FFEL loans were issued and managed by private lenders but guaranteed by the federal government. The program was discontinued in 2010.

Perkins Loans are low-interest federal loans for students with exceptional financial need. The ED classifies financial need as the difference between the cost of attendance and expected family contribution. These loans are distributed by the university.

These loans are also no longer given. Final disbursements were allowed through June 2018.

Legal experts speculate that the federal student debt relief policy was changed to prevent private banks that manage old FFEL loans from filing lawsuits citing financial harm.

When FFEL borrowers consolidate their loans into direct loans, those banks lose the long-term profits they would have seen from interest payments and repaid loans.

The same day the ED changed their eligibility guidelines, six Republican-led states sued to block Biden’s plan using that same argument, according to NBC News.
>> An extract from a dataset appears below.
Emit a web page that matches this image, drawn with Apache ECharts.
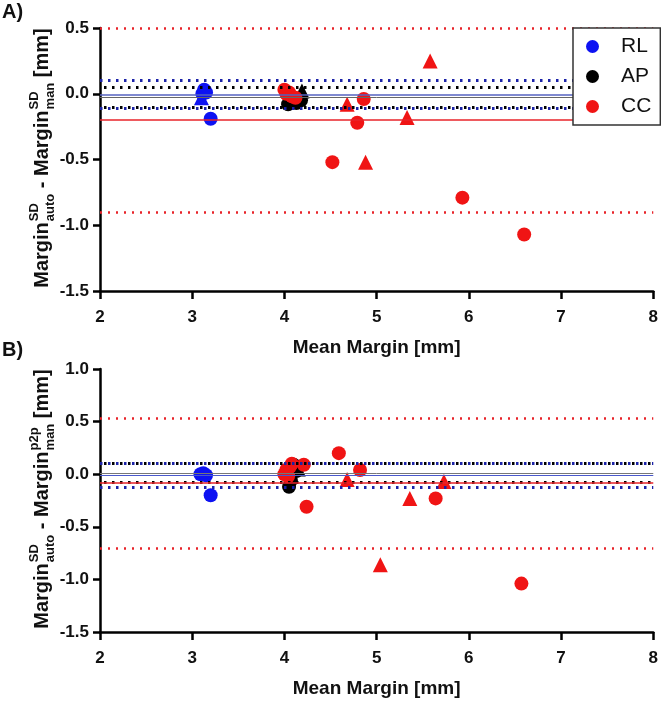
<!DOCTYPE html>
<html>
<head>
<meta charset="UTF-8">
<title>Bland-Altman margins</title>
<script src="https://cdn.jsdelivr.net/npm/echarts@6/dist/echarts.min.js"></script>
<style>
  html, body { margin: 0; padding: 0; background: #fff; }
  #main { width: 661px; height: 703px; }
</style>
</head>
<body>
<div id="main"></div>
<script>
var FONT = '"Liberation Sans", Arial, sans-serif';

var xTicks = [2, 3, 4, 5, 6, 7, 8];
var yRangeA = [-1.5, 0.5];
var yRangeB = [-1.5, 1.0];

// A) SD auto - SD manual
var rlCircleA = [[3.11, 0.00], [3.13, 0.03], [3.15, 0.01], [3.20, -0.19]];
var rlTriA = [[3.10, -0.03]];
var apCircleA = [[4.04, -0.08], [4.08, -0.06], [4.13, -0.07], [4.18, -0.05]];
var apTriA = [[4.19, 0.02]];
var ccCircleA = [[4.00, 0.03], [4.02, 0.00], [4.05, 0.01], [4.08, -0.02], [4.12, -0.03],
                 [4.52, -0.52], [4.79, -0.22], [4.86, -0.04], [5.93, -0.79], [6.60, -1.07]];
var ccTriA = [[4.68, -0.08], [4.88, -0.52], [5.33, -0.18], [5.58, 0.25]];
// mean, lower LoA, upper LoA
var rlLinesA = [-0.01, -0.11, 0.10];
var apLinesA = [-0.025, -0.10, 0.05];
var ccLinesA = [-0.20, -0.90, 0.50];

// B) SD auto - p2p manual
var rlCircleB = [[3.09, 0.00], [3.12, 0.01], [3.15, -0.01], [3.20, -0.20]];
var rlTriB = [];
var apCircleB = [[4.05, -0.12], [4.07, -0.06], [4.13, 0.03], [4.10, 0.09]];
var apTriB = [[4.15, 0.05]];
var ccCircleB = [[4.00, 0.00], [4.02, 0.04], [4.04, -0.02], [4.06, 0.07], [4.08, 0.10], [4.21, 0.09],
                 [4.24, -0.31], [4.59, 0.20], [4.82, 0.04], [5.64, -0.23], [6.57, -1.04]];
var ccTriB = [[4.68, -0.05], [5.04, -0.86], [5.36, -0.23], [5.73, -0.07]];
var rlLinesB = [-0.015, -0.12, 0.10];
var apLinesB = [0.015, -0.08, 0.10];
var ccLinesB = [-0.08, -0.70, 0.53];

var BLUE = '#0d12f2', BLACK = '#000', RED = '#f01414';

var myChart = echarts.init(document.getElementById('main'));

function xAxisCfg(idx) {
    return {
        type: 'value', gridIndex: idx, min: xTicks[0], max: xTicks[xTicks.length - 1], interval: 1,
        name: 'Mean Margin [mm]', nameLocation: 'middle', nameGap: 47,
        nameTextStyle: { fontFamily: FONT, fontWeight: 'bold', fontSize: 19, color: '#111' },
        axisLine: { onZero: false, lineStyle: { color: '#000', width: 2.5 } },
        axisTick: { length: 8, lineStyle: { color: '#000', width: 2.5 } },
        axisLabel: { fontFamily: FONT, fontWeight: 'bold', fontSize: 17, color: '#111', margin: 18 },
        splitLine: { show: false }
    };
}

function yAxisCfg(idx, range) {
    return {
        type: 'value', gridIndex: idx, min: range[0], max: range[1], interval: 0.5,
        axisLine: { show: true, onZero: false, lineStyle: { color: '#000', width: 2.5 } },
        axisTick: { show: true, length: 7, lineStyle: { color: '#000', width: 2.5 } },
        axisLabel: { fontFamily: FONT, fontWeight: 'bold', fontSize: 17, color: '#111', margin: 11,
                     formatter: function (v) { return v.toFixed(1); } },
        splitLine: { show: false }
    };
}

function refLines(vals, color, meanColor, meanWidth, dashW, offset) {
    var dotted = { type: [dashW, 8 - dashW], dashOffset: offset, color: color, width: dashW + 0.5 };
    return {
        silent: true, symbol: 'none', label: { show: false },
        data: [
            { yAxis: vals[0], lineStyle: { type: 'solid', color: meanColor, width: meanWidth } },
            { yAxis: vals[1], lineStyle: dotted },
            { yAxis: vals[2], lineStyle: dotted }
        ]
    };
}

function group(idx, name, color, circles, tris, lines, lineColor, meanColor, meanWidth, dashW, offset) {
    return [
        { name: name, type: 'scatter', xAxisIndex: idx, yAxisIndex: idx, data: circles,
          symbol: 'circle', symbolSize: 14, itemStyle: { color: color, opacity: 1 },
          markLine: refLines(lines, lineColor, meanColor, meanWidth, dashW, offset) },
        { name: name, type: 'scatter', xAxisIndex: idx, yAxisIndex: idx, data: tris,
          symbol: 'triangle', symbolSize: 15, itemStyle: { color: color, opacity: 1 } }
    ];
}

// y axis title with stacked super/subscripts, laid out with measured widths
var measureCtx = document.createElement('canvas').getContext('2d');
function textW(str, font) { measureCtx.font = font; return measureCtx.measureText(str).width; }

function yTitle(cx, cy, supB) {
    var mainFont = 'bold 20px ' + FONT;
    var smallFont = 'bold 13px ' + FONT;
    var parts = [
        { t: 'Margin' }, { sup: 'SD', sub: 'auto' },
        { t: ' - Margin' }, { sup: supB, sub: 'man' },
        { t: ' [mm]' }
    ];
    var total = 0;
    parts.forEach(function (p) {
        p.w = p.t ? textW(p.t, mainFont) : Math.max(textW(p.sup, smallFont), textW(p.sub, smallFont)) + 1;
        total += p.w;
    });
    var x = -total / 2, kids = [];
    function txt(s, f, px, py) {
        return { type: 'text', x: px, y: py,
            style: { text: s, font: f, fill: '#111', textAlign: 'left', textVerticalAlign: 'middle',
                     align: 'left', verticalAlign: 'middle' } };
    }
    parts.forEach(function (p) {
        if (p.t) {
            kids.push(txt(p.t, mainFont, x, 0));
        } else {
            kids.push(txt(p.sup, smallFont, x + 1, -8));
            kids.push(txt(p.sub, smallFont, x + 1, 8));
        }
        x += p.w;
    });
    return { type: 'group', x: cx, y: cy, rotation: Math.PI / 2, children: kids };
}

var series = [].concat(
    group(0, 'RL', BLUE, rlCircleA, rlTriA, rlLinesA, '#1b22a8', '#5562c0', 1.5, 2.5, 0),
    group(0, 'AP', BLACK, apCircleA, apTriA, apLinesA, '#000', '#666', 1, 2.5, 4),
    group(0, 'CC', RED, ccCircleA, ccTriA, ccLinesA, '#e8232a', '#e8232a', 1.5, 2, 0),
    group(1, 'RL', BLUE, rlCircleB, rlTriB, rlLinesB, '#1b22a8', '#4a58cc', 1.2, 2.5, 0),
    group(1, 'AP', BLACK, apCircleB, apTriB, apLinesB, '#000', '#777', 1, 2.5, 4),
    group(1, 'CC', RED, ccCircleB, ccTriB, ccLinesB, '#e8232a', '#e8232a', 1.5, 2, 0)
);

var option = {
    animation: false,
    backgroundColor: '#fff',
    grid: [
        { left: 100, width: 556, top: 28, height: 263 },
        { left: 100, width: 556, top: 369, height: 263 }
    ],
    xAxis: [xAxisCfg(0), xAxisCfg(1)],
    yAxis: [yAxisCfg(0, yRangeA), yAxisCfg(1, yRangeB)],
    legend: {
        orient: 'vertical', left: 573, top: 28, z: 20,
        data: [{ name: 'RL', icon: 'circle' }, { name: 'AP', icon: 'circle' }, { name: 'CC', icon: 'circle' }],
        itemWidth: 13, itemHeight: 13, itemGap: 9,
        padding: [8, 9, 8, 13],
        backgroundColor: '#fff', borderColor: '#333', borderWidth: 1.5, borderRadius: 0,
        textStyle: { fontFamily: FONT, fontSize: 21, color: '#111', padding: [0, 0, 0, 17] },
        selectedMode: false
    },
    graphic: [
        { type: 'text', left: 2, top: 2, style: { text: 'A)', font: 'bold 20px ' + FONT, fill: '#111' } },
        { type: 'text', left: 2, top: 340, style: { text: 'B)', font: 'bold 20px ' + FONT, fill: '#111' } },
        yTitle(42, 158, 'SD'),
        yTitle(42, 499, 'p2p')
    ],
    series: series
};

myChart.setOption(option);
</script>
</body>
</html>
Those states were Arkansas, Iowa, Kansas, Missouri, Nebraska and South Carolina.

“The consolidation of [Higher Education Loan Authority of the State of Missouri] FFEL loans harms the entity by depriving it of an asset that it currently owns,” the complaint said.

This isn’t the only hurdle Biden’s plan has faced. The Congressional Budget Office has estimated that Biden’s plan to forgive federal student debt would cost the government about $400 billion.

The ED did its own estimate averaging the program at $30 billion annually for the next decade and $379 billion over the program’s lifespan of at least three decades.

The ED’s estimates are based on assumptions about future economic conditions and participation rates, among other criteria.

The estimate also assumes that only 81% of eligible borrowers will take advantage of federal student loan forgiveness.

According to the ED, nearly 90% of relief dollars will go to those earning less than $75,000 per year, and the top 5% of earners will not benefit.

The ED is currently reviewing options and discussing with private lenders to find a way to offer those carrying FFEL loans relief as well.

Eligible borrowers have until Dec. 31, 2023, to apply for federal student debt relief. The current pause on loan repayments will end in Jan. 2023.